When the GTH RX is not locked to the input SDI signal and the UHD-SDI core is
actively controlling GTH RX in an effort to determine the correct SDI mode, the rx_mode_locked
signal may briefly become asserted. This
happens if the incoming data randomly appears to be a valid SAV sequence. If an SAV
sequence is detected, the UHD-SDI core asserts rx_mode_locked
and pauses the mode search expecting more good data to be
received. If, however, good data is not received within a specific timeout period, the
rx_mode_locked
signal is negated and the SDI mode
search resumes.
The SDI mode search algorithm only attempts to lock to SDI modes that are
enabled by the rx_mode_en_in
port of the UHD-SDI
wrapper. This 6-bit port has unary bits that enable HD-SDI (bit 0), SD-SDI (bit 1),
3G-SDI (bit 2), 6G-SDI (bit 3), and 12G-SDI at 11.88 Gbps (bit 4), and 12G-SDI at
11.88/1.001 Gbps (bit 5). Because the GTH RX must be configured with different reference
clock frequencies for the two 12G-SDI line rates, the two 12G-SDI line rates are treated
as different SDI modes by the mode search algorithm. And, because there are separate
enable bits on the rx_mode_en_in
port, it is possible
to specify that only one of the two 12G-SDI line rates should be included in the mode
search. This is useful for those applications where it is undesirable to have the
reference clock frequency of the QPLL frequently changed as the GTH RX scans through the
two 12G-SDI line rates.
The rx_mode_en_in
port can be changed
dynamically.

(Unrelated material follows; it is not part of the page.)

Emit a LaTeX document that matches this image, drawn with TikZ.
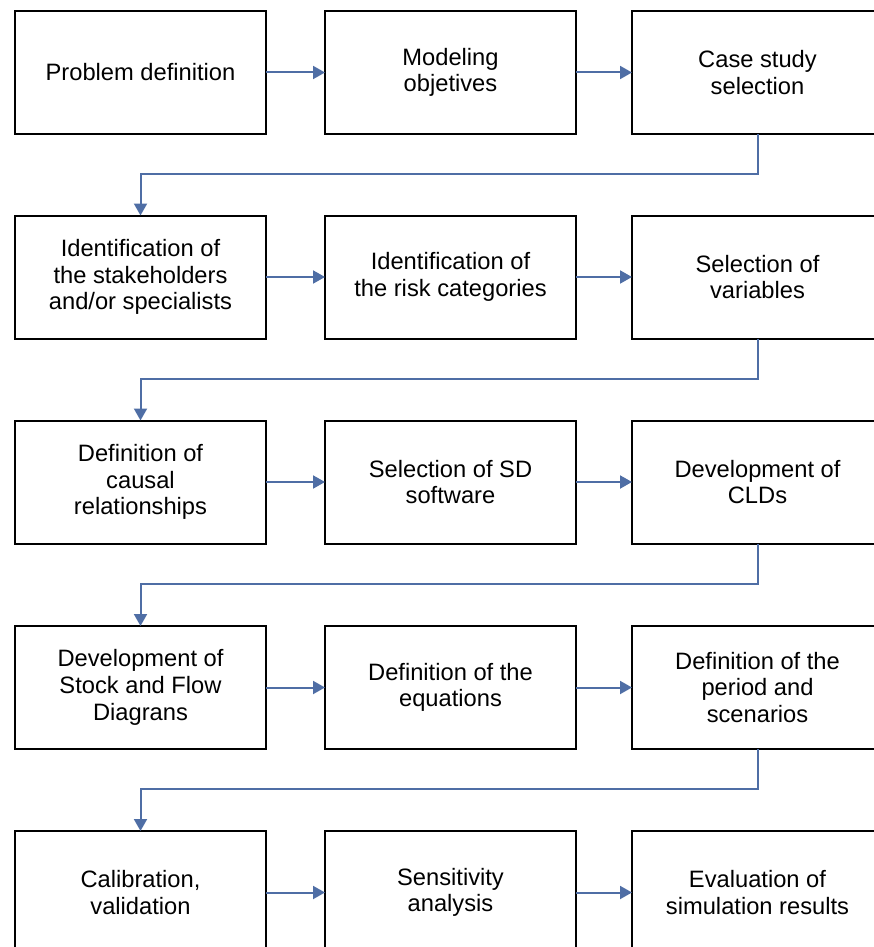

However, if the UHD-SDI RX is already locked to a mode that becomes
disabled by dynamically clearing its bit on the rx_mode_en_in
port, this does not automatically kick the UHD-SDI RX out of
that mode. The UHD-SDI RX remains locked in the SDI mode until the input SDI signal
changes or the UHD-SDI RX is reset, forcing the SDI mode search algorithm to try and
identify the SDI mode using the new settings of the rx_mode_en_in
port.
It is possible to disable the automatic SDI mode search algorithm of the
UHD-SDI core. The mode search algorithm is only enabled when the rx_mode_detect_en_in
port is High. If this port is Low, then the UHD-SDI
RX must be told what SDI mode to operate in through the rx_forced_mode_in
port. When rx_mode_detect_en_in
is Low and the SDI mode search algorithm is disabled,
the SDI RX is in the mode specified by the rx_forced_mode_in
port and the rx_mode_locked
output is always High. Thus, rx_mode_locked
cannot be used as a locked indicator or a data valid
indicator in this mode. When the mode search algorithm is disabled, dynamic changes on
rx_forced_mode_in
cause the SDI control logic to
dynamically change the settings of the GTH RX as necessary for the new SDI mode.